-- START Provided data --
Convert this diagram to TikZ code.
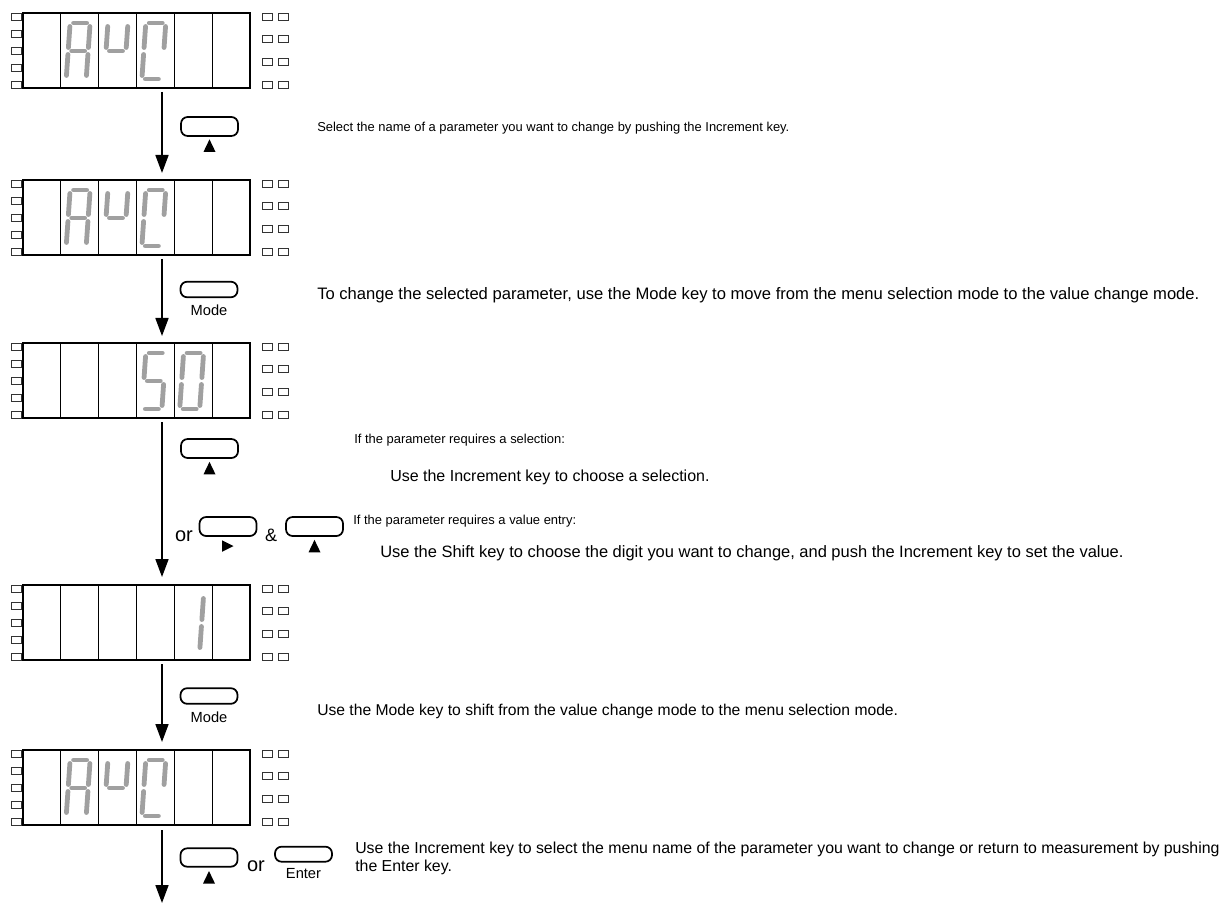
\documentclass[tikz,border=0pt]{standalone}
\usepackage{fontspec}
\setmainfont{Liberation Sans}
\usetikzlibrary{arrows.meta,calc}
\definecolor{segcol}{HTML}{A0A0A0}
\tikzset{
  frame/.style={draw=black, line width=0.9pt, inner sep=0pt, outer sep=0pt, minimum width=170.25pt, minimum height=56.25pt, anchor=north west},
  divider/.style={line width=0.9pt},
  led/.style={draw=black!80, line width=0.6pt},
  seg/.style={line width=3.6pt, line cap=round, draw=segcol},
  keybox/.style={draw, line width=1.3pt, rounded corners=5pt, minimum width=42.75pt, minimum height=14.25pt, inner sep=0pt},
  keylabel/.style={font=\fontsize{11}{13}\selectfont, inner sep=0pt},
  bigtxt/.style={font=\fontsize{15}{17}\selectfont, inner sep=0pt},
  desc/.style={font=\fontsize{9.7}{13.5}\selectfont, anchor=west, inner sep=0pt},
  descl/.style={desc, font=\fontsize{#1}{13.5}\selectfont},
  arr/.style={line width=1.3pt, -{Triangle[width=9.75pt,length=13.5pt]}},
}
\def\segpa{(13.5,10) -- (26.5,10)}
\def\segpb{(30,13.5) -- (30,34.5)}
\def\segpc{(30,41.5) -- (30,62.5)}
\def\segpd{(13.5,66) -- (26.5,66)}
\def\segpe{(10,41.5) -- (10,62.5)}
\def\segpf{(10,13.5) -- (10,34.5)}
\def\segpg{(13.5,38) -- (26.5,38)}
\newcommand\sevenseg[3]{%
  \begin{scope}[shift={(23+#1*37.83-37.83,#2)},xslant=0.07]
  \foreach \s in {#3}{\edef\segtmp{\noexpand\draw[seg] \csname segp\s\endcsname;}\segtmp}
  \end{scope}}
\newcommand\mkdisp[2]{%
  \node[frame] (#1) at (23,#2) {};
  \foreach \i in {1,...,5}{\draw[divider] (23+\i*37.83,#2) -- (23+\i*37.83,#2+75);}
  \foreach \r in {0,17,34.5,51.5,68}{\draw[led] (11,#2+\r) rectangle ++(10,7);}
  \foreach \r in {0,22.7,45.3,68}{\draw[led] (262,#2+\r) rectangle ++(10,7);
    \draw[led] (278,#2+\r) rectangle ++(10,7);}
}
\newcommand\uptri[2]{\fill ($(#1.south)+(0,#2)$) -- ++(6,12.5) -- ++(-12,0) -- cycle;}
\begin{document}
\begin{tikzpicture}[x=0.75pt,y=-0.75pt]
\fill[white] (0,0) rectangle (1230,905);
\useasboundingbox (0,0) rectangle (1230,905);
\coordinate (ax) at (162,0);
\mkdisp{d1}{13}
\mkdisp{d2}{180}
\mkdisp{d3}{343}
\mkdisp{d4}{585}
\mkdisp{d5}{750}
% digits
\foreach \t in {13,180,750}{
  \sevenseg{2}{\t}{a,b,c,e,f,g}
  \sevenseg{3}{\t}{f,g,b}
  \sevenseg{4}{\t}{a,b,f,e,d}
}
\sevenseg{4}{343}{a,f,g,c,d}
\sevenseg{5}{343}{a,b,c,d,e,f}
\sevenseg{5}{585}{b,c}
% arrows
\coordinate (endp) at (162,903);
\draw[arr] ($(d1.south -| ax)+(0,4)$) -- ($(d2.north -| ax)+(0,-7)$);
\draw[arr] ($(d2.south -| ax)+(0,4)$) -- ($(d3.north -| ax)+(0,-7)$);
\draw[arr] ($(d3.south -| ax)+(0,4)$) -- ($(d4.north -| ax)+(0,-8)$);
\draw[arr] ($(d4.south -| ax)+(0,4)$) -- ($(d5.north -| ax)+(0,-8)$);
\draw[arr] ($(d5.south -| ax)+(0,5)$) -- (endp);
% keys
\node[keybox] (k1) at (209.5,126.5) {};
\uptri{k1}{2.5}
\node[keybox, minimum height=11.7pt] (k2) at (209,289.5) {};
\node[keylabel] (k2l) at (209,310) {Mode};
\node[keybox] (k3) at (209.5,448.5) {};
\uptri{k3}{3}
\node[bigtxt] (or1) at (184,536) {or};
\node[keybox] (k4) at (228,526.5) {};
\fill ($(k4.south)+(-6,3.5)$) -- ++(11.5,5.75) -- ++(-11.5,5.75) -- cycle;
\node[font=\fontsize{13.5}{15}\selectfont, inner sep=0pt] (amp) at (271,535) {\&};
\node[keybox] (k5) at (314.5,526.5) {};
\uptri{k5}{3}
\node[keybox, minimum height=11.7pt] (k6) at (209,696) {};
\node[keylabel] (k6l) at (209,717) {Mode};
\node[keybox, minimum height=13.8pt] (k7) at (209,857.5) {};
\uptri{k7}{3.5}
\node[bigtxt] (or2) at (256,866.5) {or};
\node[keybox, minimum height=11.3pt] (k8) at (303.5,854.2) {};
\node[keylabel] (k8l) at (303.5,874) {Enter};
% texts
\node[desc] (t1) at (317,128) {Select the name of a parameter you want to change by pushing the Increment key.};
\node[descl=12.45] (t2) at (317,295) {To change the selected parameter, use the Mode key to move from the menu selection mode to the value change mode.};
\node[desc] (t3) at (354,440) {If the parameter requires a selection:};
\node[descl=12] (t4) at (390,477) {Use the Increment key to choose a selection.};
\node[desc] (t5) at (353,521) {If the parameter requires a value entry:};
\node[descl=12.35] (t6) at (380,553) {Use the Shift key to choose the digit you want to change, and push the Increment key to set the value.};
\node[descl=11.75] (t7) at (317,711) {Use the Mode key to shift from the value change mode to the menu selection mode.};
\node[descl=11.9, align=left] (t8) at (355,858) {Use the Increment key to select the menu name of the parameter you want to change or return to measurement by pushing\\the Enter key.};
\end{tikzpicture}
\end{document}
-- END Provided data --
■ Problem requirements
Skip the pictures, then retype every line above exactly.

■ Finished task
Convert this diagram to TikZ code.
\documentclass[tikz,border=0pt]{standalone}
\usepackage{fontspec}
\setmainfont{Liberation Sans}
\usetikzlibrary{arrows.meta,calc}
\definecolor{segcol}{HTML}{A0A0A0}
\tikzset{
  frame/.style={draw=black, line width=0.9pt, inner sep=0pt, outer sep=0pt, minimum width=170.25pt, minimum height=56.25pt, anchor=north west},
  divider/.style={line width=0.9pt},
  led/.style={draw=black!80, line width=0.6pt},
  seg/.style={line width=3.6pt, line cap=round, draw=segcol},
  keybox/.style={draw, line width=1.3pt, rounded corners=5pt, minimum width=42.75pt, minimum height=14.25pt, inner sep=0pt},
  keylabel/.style={font=\fontsize{11}{13}\selectfont, inner sep=0pt},
  bigtxt/.style={font=\fontsize{15}{17}\selectfont, inner sep=0pt},
  desc/.style={font=\fontsize{9.7}{13.5}\selectfont, anchor=west, inner sep=0pt},
  descl/.style={desc, font=\fontsize{#1}{13.5}\selectfont},
  arr/.style={line width=1.3pt, -{Triangle[width=9.75pt,length=13.5pt]}},
}
\def\segpa{(13.5,10) -- (26.5,10)}
\def\segpb{(30,13.5) -- (30,34.5)}
\def\segpc{(30,41.5) -- (30,62.5)}
\def\segpd{(13.5,66) -- (26.5,66)}
\def\segpe{(10,41.5) -- (10,62.5)}
\def\segpf{(10,13.5) -- (10,34.5)}
\def\segpg{(13.5,38) -- (26.5,38)}
\newcommand\sevenseg[3]{%
  \begin{scope}[shift={(23+#1*37.83-37.83,#2)},xslant=0.07]
  \foreach \s in {#3}{\edef\segtmp{\noexpand\draw[seg] \csname segp\s\endcsname;}\segtmp}
  \end{scope}}
\newcommand\mkdisp[2]{%
  \node[frame] (#1) at (23,#2) {};
  \foreach \i in {1,...,5}{\draw[divider] (23+\i*37.83,#2) -- (23+\i*37.83,#2+75);}
  \foreach \r in {0,17,34.5,51.5,68}{\draw[led] (11,#2+\r) rectangle ++(10,7);}
  \foreach \r in {0,22.7,45.3,68}{\draw[led] (262,#2+\r) rectangle ++(10,7);
    \draw[led] (278,#2+\r) rectangle ++(10,7);}
}
\newcommand\uptri[2]{\fill ($(#1.south)+(0,#2)$) -- ++(6,12.5) -- ++(-12,0) -- cycle;}
\begin{document}
\begin{tikzpicture}[x=0.75pt,y=-0.75pt]
\fill[white] (0,0) rectangle (1230,905);
\useasboundingbox (0,0) rectangle (1230,905);
\coordinate (ax) at (162,0);
\mkdisp{d1}{13}
\mkdisp{d2}{180}
\mkdisp{d3}{343}
\mkdisp{d4}{585}
\mkdisp{d5}{750}
% digits
\foreach \t in {13,180,750}{
  \sevenseg{2}{\t}{a,b,c,e,f,g}
  \sevenseg{3}{\t}{f,g,b}
  \sevenseg{4}{\t}{a,b,f,e,d}
}
\sevenseg{4}{343}{a,f,g,c,d}
\sevenseg{5}{343}{a,b,c,d,e,f}
\sevenseg{5}{585}{b,c}
% arrows
\coordinate (endp) at (162,903);
\draw[arr] ($(d1.south -| ax)+(0,4)$) -- ($(d2.north -| ax)+(0,-7)$);
\draw[arr] ($(d2.south -| ax)+(0,4)$) -- ($(d3.north -| ax)+(0,-7)$);
\draw[arr] ($(d3.south -| ax)+(0,4)$) -- ($(d4.north -| ax)+(0,-8)$);
\draw[arr] ($(d4.south -| ax)+(0,4)$) -- ($(d5.north -| ax)+(0,-8)$);
\draw[arr] ($(d5.south -| ax)+(0,5)$) -- (endp);
% keys
\node[keybox] (k1) at (209.5,126.5) {};
\uptri{k1}{2.5}
\node[keybox, minimum height=11.7pt] (k2) at (209,289.5) {};
\node[keylabel] (k2l) at (209,310) {Mode};
\node[keybox] (k3) at (209.5,448.5) {};
\uptri{k3}{3}
\node[bigtxt] (or1) at (184,536) {or};
\node[keybox] (k4) at (228,526.5) {};
\fill ($(k4.south)+(-6,3.5)$) -- ++(11.5,5.75) -- ++(-11.5,5.75) -- cycle;
\node[font=\fontsize{13.5}{15}\selectfont, inner sep=0pt] (amp) at (271,535) {\&};
\node[keybox] (k5) at (314.5,526.5) {};
\uptri{k5}{3}
\node[keybox, minimum height=11.7pt] (k6) at (209,696) {};
\node[keylabel] (k6l) at (209,717) {Mode};
\node[keybox, minimum height=13.8pt] (k7) at (209,857.5) {};
\uptri{k7}{3.5}
\node[bigtxt] (or2) at (256,866.5) {or};
\node[keybox, minimum height=11.3pt] (k8) at (303.5,854.2) {};
\node[keylabel] (k8l) at (303.5,874) {Enter};
% texts
\node[desc] (t1) at (317,128) {Select the name of a parameter you want to change by pushing the Increment key.};
\node[descl=12.45] (t2) at (317,295) {To change the selected parameter, use the Mode key to move from the menu selection mode to the value change mode.};
\node[desc] (t3) at (354,440) {If the parameter requires a selection:};
\node[descl=12] (t4) at (390,477) {Use the Increment key to choose a selection.};
\node[desc] (t5) at (353,521) {If the parameter requires a value entry:};
\node[descl=12.35] (t6) at (380,553) {Use the Shift key to choose the digit you want to change, and push the Increment key to set the value.};
\node[descl=11.75] (t7) at (317,711) {Use the Mode key to shift from the value change mode to the menu selection mode.};
\node[descl=11.9, align=left] (t8) at (355,858) {Use the Increment key to select the menu name of the parameter you want to change or return to measurement by pushing\\the Enter key.};
\end{tikzpicture}
\end{document}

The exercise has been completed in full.